# [Recorded data]
────────

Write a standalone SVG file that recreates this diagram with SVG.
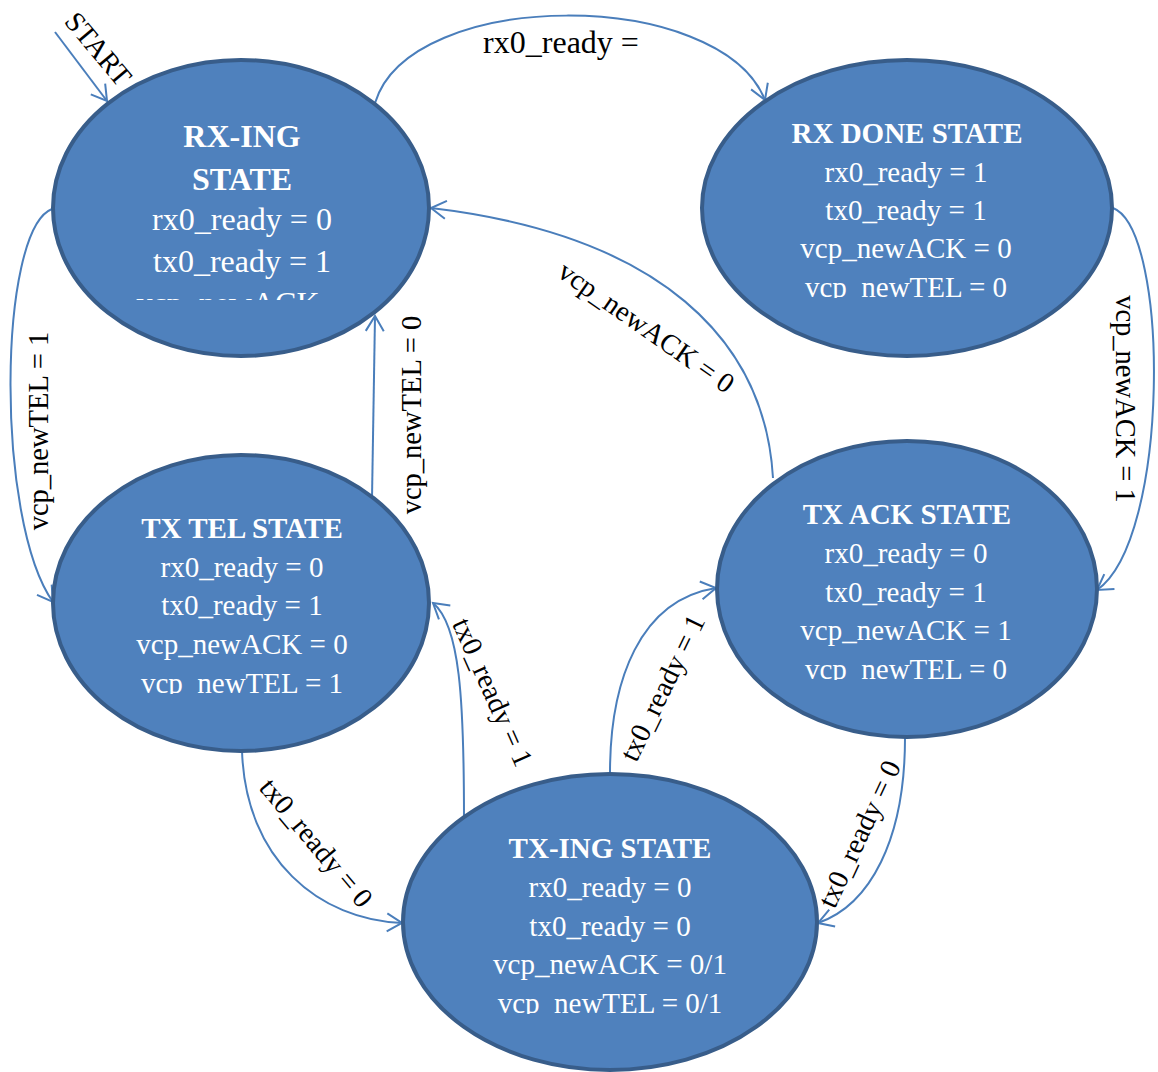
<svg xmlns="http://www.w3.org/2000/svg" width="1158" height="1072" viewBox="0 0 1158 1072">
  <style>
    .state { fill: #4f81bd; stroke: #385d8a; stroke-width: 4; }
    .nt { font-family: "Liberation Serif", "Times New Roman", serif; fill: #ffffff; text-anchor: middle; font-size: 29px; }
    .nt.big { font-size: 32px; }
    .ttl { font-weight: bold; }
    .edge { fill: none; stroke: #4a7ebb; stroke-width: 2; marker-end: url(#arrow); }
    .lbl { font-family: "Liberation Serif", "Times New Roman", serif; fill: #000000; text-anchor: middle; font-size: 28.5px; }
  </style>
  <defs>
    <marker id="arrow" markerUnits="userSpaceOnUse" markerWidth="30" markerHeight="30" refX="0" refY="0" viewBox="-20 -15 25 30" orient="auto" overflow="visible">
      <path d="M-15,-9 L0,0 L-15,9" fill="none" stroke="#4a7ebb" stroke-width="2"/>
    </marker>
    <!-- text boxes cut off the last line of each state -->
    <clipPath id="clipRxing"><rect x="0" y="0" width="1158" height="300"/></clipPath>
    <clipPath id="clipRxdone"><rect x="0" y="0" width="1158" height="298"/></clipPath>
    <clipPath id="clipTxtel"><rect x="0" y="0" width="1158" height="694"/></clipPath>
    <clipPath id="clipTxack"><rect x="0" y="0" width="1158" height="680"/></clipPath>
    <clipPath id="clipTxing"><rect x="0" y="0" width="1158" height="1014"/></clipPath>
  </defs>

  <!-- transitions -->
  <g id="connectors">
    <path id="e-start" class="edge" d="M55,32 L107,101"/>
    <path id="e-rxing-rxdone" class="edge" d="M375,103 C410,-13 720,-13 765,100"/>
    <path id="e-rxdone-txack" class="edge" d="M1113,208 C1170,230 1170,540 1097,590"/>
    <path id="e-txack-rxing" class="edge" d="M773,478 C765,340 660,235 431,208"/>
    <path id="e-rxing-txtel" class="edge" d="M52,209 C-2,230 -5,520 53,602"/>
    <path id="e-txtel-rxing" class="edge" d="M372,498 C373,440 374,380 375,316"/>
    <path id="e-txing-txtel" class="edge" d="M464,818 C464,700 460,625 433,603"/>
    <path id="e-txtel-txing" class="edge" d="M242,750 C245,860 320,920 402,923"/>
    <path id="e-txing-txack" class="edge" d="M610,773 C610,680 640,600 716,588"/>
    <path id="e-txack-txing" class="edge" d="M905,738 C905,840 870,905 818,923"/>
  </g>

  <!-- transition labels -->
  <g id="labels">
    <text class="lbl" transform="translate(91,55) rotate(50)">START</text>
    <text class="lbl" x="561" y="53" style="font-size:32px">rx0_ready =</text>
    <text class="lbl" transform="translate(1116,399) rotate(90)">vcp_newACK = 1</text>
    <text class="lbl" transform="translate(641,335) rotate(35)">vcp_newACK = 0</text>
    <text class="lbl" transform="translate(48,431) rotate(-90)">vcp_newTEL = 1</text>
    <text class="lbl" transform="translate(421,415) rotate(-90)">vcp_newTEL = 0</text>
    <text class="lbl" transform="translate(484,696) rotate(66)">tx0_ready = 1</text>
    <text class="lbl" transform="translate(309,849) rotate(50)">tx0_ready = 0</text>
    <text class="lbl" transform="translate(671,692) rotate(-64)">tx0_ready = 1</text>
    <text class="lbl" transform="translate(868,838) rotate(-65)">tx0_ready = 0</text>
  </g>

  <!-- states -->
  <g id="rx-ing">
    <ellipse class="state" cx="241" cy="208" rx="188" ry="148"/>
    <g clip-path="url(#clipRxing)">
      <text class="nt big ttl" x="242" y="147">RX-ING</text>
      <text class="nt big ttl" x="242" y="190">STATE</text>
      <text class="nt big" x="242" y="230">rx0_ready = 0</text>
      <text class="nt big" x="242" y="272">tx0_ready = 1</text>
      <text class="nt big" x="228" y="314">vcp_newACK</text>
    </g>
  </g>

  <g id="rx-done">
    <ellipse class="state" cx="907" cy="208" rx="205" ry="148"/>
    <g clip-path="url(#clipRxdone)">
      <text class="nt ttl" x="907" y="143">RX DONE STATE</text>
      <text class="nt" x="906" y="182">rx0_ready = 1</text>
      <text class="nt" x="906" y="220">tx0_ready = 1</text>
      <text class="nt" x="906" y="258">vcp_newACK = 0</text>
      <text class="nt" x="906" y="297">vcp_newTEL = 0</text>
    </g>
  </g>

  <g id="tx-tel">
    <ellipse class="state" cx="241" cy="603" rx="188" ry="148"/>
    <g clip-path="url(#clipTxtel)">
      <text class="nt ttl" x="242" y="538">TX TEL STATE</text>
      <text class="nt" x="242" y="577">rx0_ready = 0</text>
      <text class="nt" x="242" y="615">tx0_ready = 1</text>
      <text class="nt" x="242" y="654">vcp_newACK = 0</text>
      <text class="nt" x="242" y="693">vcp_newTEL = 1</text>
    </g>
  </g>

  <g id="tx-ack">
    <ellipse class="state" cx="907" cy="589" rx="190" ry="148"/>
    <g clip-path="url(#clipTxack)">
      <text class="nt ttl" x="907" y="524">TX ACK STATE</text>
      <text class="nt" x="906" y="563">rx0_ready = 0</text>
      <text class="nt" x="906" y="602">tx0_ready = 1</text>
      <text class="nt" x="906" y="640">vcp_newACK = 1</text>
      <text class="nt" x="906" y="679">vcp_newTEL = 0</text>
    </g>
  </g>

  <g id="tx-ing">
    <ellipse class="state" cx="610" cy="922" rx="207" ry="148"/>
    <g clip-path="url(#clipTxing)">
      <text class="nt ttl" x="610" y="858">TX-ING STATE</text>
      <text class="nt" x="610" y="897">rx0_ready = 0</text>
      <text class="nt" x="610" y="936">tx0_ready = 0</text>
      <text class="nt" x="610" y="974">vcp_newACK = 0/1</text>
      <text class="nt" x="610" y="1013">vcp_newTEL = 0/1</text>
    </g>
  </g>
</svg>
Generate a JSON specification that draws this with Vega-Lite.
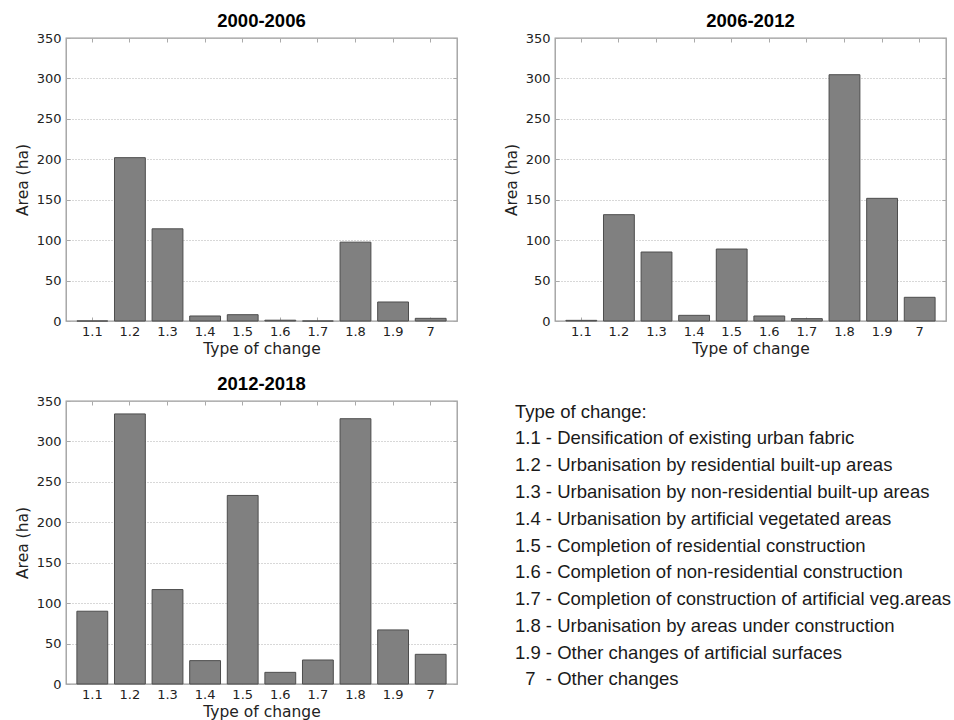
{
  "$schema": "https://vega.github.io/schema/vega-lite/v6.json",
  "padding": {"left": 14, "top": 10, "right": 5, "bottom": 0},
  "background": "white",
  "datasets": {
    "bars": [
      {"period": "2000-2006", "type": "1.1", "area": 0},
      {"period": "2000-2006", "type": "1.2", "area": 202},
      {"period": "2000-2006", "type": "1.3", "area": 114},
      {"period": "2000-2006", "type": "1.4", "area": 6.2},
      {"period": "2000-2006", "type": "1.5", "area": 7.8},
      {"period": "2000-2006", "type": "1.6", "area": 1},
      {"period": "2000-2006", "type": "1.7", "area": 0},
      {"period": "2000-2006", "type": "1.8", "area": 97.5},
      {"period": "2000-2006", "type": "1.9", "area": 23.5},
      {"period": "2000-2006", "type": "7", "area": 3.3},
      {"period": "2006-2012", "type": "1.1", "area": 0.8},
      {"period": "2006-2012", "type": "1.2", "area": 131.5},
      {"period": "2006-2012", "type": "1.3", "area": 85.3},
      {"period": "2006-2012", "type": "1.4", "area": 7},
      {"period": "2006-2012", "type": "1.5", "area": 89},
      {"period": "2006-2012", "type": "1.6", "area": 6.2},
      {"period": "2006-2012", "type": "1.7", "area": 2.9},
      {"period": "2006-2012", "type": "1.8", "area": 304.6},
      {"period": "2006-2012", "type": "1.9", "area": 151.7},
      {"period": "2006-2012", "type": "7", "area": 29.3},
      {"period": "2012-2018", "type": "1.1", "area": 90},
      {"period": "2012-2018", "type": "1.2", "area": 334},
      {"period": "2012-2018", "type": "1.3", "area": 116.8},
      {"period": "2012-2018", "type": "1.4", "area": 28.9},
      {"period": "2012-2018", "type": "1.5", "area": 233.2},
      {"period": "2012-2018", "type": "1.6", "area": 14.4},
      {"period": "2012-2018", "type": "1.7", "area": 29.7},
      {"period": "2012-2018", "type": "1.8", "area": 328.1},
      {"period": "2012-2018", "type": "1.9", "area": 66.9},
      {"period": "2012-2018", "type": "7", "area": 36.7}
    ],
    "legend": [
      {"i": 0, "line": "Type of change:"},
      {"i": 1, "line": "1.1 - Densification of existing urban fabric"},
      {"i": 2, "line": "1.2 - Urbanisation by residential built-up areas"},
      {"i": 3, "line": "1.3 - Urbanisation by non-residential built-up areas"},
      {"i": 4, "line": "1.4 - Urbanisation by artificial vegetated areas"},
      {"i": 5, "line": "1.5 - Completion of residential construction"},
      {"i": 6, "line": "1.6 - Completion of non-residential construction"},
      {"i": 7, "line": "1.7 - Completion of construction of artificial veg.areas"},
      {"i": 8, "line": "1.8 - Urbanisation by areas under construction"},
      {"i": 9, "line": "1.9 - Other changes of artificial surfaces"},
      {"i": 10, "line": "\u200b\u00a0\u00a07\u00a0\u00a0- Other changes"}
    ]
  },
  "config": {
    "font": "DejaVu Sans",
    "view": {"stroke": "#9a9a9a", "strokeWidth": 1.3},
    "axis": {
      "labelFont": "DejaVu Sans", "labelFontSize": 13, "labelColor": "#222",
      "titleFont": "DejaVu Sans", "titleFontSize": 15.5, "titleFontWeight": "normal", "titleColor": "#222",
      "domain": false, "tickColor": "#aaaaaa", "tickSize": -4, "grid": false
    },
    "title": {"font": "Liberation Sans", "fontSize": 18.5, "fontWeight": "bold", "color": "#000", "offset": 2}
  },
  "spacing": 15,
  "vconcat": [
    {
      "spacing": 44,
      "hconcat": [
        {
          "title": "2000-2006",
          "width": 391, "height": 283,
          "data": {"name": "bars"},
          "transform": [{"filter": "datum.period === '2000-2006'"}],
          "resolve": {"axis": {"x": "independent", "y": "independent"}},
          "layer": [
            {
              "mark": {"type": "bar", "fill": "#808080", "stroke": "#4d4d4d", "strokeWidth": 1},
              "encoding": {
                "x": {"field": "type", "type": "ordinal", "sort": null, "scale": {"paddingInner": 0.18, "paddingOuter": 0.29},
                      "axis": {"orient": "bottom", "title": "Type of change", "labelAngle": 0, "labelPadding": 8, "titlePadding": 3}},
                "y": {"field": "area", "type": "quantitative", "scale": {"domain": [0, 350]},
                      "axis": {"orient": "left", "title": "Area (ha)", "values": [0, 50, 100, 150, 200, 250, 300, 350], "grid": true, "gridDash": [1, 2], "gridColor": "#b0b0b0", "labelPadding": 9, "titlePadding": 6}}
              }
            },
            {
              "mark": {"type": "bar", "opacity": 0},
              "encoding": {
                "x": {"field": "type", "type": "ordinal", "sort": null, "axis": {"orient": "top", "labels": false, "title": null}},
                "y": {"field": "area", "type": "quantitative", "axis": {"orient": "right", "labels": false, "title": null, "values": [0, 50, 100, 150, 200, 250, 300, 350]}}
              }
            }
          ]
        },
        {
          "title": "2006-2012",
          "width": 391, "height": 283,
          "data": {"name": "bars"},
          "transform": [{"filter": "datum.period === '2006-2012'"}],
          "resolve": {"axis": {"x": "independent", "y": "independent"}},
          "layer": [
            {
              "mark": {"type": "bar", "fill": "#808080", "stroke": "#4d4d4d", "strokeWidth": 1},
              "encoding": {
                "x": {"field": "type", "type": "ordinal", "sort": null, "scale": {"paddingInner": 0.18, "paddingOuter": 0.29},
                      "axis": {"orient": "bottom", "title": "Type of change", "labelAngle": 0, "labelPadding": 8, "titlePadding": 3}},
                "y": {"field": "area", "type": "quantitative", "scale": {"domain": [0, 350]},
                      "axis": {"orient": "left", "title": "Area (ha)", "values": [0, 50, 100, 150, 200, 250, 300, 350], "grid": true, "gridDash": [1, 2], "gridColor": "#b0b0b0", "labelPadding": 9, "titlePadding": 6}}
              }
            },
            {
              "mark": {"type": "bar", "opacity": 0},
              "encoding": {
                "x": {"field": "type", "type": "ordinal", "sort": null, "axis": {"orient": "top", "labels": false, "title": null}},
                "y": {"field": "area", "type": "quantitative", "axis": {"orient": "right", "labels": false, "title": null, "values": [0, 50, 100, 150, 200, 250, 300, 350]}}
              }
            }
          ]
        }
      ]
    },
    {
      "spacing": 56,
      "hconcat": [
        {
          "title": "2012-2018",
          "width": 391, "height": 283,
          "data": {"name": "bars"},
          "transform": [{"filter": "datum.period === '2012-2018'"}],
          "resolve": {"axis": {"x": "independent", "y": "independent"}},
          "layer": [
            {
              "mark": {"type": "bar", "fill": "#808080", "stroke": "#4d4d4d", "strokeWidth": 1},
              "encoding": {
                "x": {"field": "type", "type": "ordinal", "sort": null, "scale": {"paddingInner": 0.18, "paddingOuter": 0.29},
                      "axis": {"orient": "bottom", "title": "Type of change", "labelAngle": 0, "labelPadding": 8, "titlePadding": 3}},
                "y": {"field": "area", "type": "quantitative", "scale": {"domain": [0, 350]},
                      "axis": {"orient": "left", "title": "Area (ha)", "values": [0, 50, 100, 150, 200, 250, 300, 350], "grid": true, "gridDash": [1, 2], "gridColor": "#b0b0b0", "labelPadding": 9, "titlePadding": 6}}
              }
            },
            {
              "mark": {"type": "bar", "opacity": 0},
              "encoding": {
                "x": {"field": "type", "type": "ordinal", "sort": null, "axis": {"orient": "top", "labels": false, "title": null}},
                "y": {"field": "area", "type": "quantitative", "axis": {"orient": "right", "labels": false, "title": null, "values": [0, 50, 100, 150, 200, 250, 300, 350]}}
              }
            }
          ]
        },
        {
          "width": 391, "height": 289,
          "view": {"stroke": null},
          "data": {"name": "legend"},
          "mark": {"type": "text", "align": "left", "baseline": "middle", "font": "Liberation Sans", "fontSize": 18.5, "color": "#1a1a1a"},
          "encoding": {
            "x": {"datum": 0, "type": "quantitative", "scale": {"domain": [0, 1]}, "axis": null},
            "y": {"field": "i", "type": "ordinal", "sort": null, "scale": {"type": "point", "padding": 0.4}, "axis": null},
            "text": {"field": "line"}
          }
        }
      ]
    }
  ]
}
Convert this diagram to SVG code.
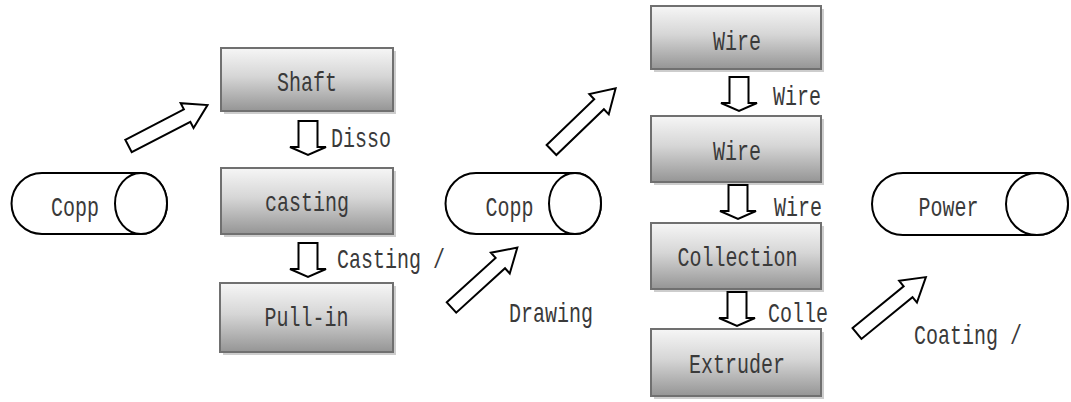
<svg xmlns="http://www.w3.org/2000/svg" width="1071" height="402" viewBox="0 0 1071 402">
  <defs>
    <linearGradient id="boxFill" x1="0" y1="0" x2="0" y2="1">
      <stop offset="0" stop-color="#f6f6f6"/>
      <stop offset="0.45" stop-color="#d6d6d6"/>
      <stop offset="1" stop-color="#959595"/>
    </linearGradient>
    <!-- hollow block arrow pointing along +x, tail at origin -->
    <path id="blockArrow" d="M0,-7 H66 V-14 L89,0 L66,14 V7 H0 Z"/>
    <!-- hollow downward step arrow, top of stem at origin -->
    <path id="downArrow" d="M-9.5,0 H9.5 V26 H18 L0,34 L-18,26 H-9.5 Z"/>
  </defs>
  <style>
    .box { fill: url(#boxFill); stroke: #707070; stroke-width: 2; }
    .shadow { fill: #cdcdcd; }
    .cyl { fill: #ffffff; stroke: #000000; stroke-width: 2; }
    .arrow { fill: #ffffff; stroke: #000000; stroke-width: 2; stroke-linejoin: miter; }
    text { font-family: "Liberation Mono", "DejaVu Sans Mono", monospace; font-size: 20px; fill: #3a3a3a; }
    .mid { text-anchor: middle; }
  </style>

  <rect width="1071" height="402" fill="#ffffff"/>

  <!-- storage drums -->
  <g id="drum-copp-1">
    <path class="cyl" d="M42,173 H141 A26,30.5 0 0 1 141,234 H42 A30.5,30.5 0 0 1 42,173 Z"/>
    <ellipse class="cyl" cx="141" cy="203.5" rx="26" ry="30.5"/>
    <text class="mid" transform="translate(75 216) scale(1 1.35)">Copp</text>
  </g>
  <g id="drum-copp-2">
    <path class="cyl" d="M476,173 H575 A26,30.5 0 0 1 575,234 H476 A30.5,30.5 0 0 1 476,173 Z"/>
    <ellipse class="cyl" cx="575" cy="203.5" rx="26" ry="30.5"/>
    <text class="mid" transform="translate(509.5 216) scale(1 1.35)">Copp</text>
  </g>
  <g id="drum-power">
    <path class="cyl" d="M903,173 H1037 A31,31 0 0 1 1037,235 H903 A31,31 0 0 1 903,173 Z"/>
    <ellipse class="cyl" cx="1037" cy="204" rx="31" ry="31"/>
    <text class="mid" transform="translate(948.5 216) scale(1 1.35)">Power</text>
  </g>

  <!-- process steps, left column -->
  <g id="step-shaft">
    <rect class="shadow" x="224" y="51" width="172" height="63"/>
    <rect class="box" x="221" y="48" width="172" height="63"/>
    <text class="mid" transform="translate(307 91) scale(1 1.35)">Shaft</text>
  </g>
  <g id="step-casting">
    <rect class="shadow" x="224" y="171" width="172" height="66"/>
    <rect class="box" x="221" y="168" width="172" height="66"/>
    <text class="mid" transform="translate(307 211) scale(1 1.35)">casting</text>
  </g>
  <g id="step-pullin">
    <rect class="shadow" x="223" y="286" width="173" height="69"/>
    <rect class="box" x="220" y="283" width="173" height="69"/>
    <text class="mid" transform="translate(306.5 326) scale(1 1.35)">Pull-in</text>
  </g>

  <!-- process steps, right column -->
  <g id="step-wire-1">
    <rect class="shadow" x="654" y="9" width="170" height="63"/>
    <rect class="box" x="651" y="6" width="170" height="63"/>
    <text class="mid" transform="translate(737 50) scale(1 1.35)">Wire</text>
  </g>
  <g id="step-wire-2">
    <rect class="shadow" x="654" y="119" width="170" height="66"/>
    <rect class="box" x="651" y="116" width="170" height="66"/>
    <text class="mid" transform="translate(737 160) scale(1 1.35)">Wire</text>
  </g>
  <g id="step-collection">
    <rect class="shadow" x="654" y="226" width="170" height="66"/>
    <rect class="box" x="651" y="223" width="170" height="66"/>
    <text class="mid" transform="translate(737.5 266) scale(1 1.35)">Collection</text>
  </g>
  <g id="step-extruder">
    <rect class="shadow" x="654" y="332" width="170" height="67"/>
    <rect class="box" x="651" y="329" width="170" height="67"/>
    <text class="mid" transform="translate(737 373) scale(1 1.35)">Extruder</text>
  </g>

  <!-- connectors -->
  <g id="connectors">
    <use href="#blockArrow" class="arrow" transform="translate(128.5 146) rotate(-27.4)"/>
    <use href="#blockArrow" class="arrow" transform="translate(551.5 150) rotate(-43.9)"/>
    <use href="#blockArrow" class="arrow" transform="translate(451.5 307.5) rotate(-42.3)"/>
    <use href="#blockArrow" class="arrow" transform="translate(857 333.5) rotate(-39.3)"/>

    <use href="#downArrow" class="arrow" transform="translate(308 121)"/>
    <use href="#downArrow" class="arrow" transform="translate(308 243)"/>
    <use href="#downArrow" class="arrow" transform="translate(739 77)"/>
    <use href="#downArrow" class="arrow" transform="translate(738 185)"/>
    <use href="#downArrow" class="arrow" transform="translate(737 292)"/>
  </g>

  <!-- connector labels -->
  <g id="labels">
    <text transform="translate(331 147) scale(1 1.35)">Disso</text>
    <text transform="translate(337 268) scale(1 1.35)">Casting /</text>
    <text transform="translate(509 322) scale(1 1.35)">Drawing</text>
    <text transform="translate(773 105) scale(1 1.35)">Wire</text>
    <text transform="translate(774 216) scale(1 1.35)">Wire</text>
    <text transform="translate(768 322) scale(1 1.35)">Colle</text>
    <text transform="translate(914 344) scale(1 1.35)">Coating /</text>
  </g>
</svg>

────────

# [Instructions to follow]
Extract every line of the records above that contains the word "diagram".

# [Response to the task]
Write a standalone SVG file that recreates this diagram with SVG.
Convert this diagram to SVG code.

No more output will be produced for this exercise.